Goal
Retype every line from the start of the data down to and including the line with "(ta5) at (242,841)". Skip the pictures.

Data provided
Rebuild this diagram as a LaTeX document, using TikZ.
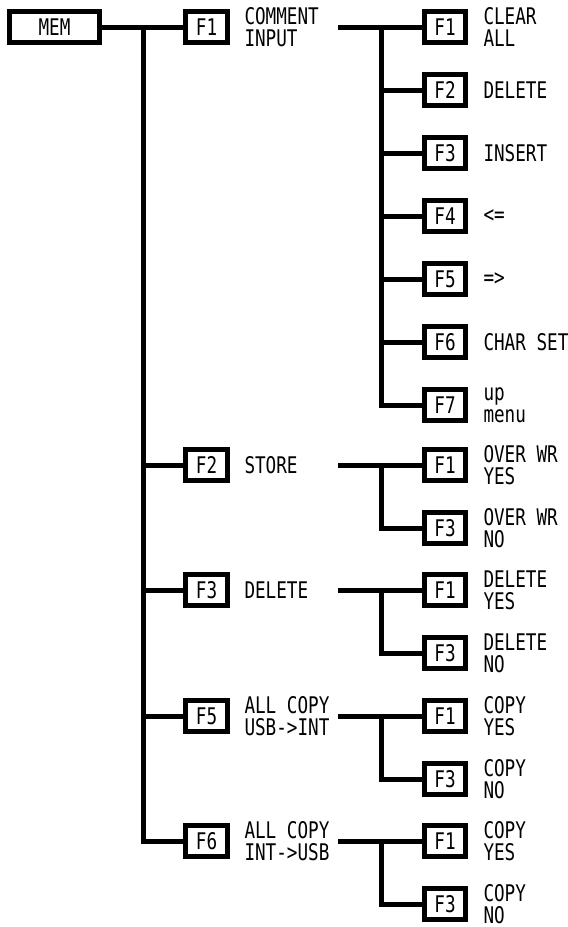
\documentclass[tikz,border=0pt]{standalone}
\usepackage{fontspec}
\setmainfont[FakeStretch=0.77]{DejaVu Sans Mono}
\newcommand\lblfont{\fontsize{23}{22}\selectfont}
\begin{document}
\begin{tikzpicture}[x=1bp,y=-1bp,line width=5bp,line join=miter,
  keybox/.style={draw,line width=5bp,minimum height=31bp,inner sep=0pt,font=\lblfont},
  lone/.style={keybox,minimum width=42bp},
  ltwo/.style={keybox,minimum width=41bp},
  memkey/.style={keybox,minimum width=90bp},
  lbl/.style={anchor=west,align=left,inner sep=0pt,font=\lblfont}]
\useasboundingbox (0,0) rectangle (568,927);

% root
\node[memkey] (mem) at (54.5,27) {MEM};

% level 1
\node[lone] (a1) at (206.5,27) {F1};
\node[lone] (a2) at (206.5,465) {F2};
\node[lone] (a3) at (206.5,590) {F3};
\node[lone] (a4) at (206.5,716) {F5};
\node[lone] (a5) at (206.5,841) {F6};
\node[lbl] (ta1) at (242,27) {COMMENT\\INPUT};
\node[lbl] (ta2) at (242,465) {STORE};
\node[lbl] (ta3) at (242,590) {DELETE};
\node[lbl] (ta4) at (242,716) {ALL COPY\\USB->INT};
\node[lbl] (ta5) at (242,841) {ALL COPY\\INT->USB};

% level 2 : comment input
\node[ltwo] (b1) at (445,27) {F1};
\node[ltwo] (b2) at (445,90) {F2};
\node[ltwo] (b3) at (445,153) {F3};
\node[ltwo] (b4) at (445,216) {F4};
\node[ltwo] (b5) at (445,279) {F5};
\node[ltwo] (b6) at (445,342) {F6};
\node[ltwo] (b7) at (445,405) {F7};
\node[lbl] at (481,27) {CLEAR\\ALL};
\node[lbl] at (481,90) {DELETE};
\node[lbl] at (481,153) {INSERT};
\node[lbl] at (481,216) {<=};
\node[lbl] at (481,279) {=>};
\node[lbl] at (481,342) {CHAR SET};
\node[lbl] at (481,405) {up\\menu};

% level 2 : store
\node[ltwo] (c1) at (445,465) {F1};
\node[ltwo] (c3) at (445,528) {F3};
\node[lbl] at (481,465) {OVER WR\\YES};
\node[lbl] at (481,528) {OVER WR\\NO};

% level 2 : delete
\node[ltwo] (d1) at (445,590) {F1};
\node[ltwo] (d3) at (445,653) {F3};
\node[lbl] at (481,590) {DELETE\\YES};
\node[lbl] at (481,653) {DELETE\\NO};

% level 2 : usb->int
\node[ltwo] (e1) at (445,716) {F1};
\node[ltwo] (e3) at (445,779) {F3};
\node[lbl] at (481,716) {COPY\\YES};
\node[lbl] at (481,779) {COPY\\NO};

% level 2 : int->usb
\node[ltwo] (f1) at (445,841) {F1};
\node[ltwo] (f3) at (445,904) {F3};
\node[lbl] at (481,841) {COPY\\YES};
\node[lbl] at (481,904) {COPY\\NO};

% main trunk
\coordinate (t0) at (143,27);
\draw (mem.east) -- (a1.west);
\draw (t0) |- (a2.west);
\draw (t0) |- (a3.west);
\draw (t0) |- (a4.west);
\draw (t0) |- (a5.west);

% sub trunks
\coordinate (s1) at (338,27);  \coordinate (v1) at (381,27);
\draw (s1) -- (b1.west);
\foreach \n in {b2,b3,b4,b5,b6,b7} \draw (v1) |- (\n.west);

\coordinate (s2) at (338,465); \coordinate (v2) at (381,465);
\draw (s2) -- (c1.west); \draw (v2) |- (c3.west);

\coordinate (s3) at (338,590); \coordinate (v3) at (381,590);
\draw (s3) -- (d1.west); \draw (v3) |- (d3.west);

\coordinate (s4) at (338,716); \coordinate (v4) at (381,716);
\draw (s4) -- (e1.west); \draw (v4) |- (e3.west);

\coordinate (s5) at (338,841); \coordinate (v5) at (381,841);
\draw (s5) -- (f1.west); \draw (v5) |- (f3.west);
\end{tikzpicture}
\end{document}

Output for this exercise
Rebuild this diagram as a LaTeX document, using TikZ.
\documentclass[tikz,border=0pt]{standalone}
\usepackage{fontspec}
\setmainfont[FakeStretch=0.77]{DejaVu Sans Mono}
\newcommand\lblfont{\fontsize{23}{22}\selectfont}
\begin{document}
\begin{tikzpicture}[x=1bp,y=-1bp,line width=5bp,line join=miter,
  keybox/.style={draw,line width=5bp,minimum height=31bp,inner sep=0pt,font=\lblfont},
  lone/.style={keybox,minimum width=42bp},
  ltwo/.style={keybox,minimum width=41bp},
  memkey/.style={keybox,minimum width=90bp},
  lbl/.style={anchor=west,align=left,inner sep=0pt,font=\lblfont}]
\useasboundingbox (0,0) rectangle (568,927);

% root
\node[memkey] (mem) at (54.5,27) {MEM};

% level 1
\node[lone] (a1) at (206.5,27) {F1};
\node[lone] (a2) at (206.5,465) {F2};
\node[lone] (a3) at (206.5,590) {F3};
\node[lone] (a4) at (206.5,716) {F5};
\node[lone] (a5) at (206.5,841) {F6};
\node[lbl] (ta1) at (242,27) {COMMENT\\INPUT};
\node[lbl] (ta2) at (242,465) {STORE};
\node[lbl] (ta3) at (242,590) {DELETE};
\node[lbl] (ta4) at (242,716) {ALL COPY\\USB->INT};
\node[lbl] (ta5) at (242,841) {ALL COPY\\INT->USB};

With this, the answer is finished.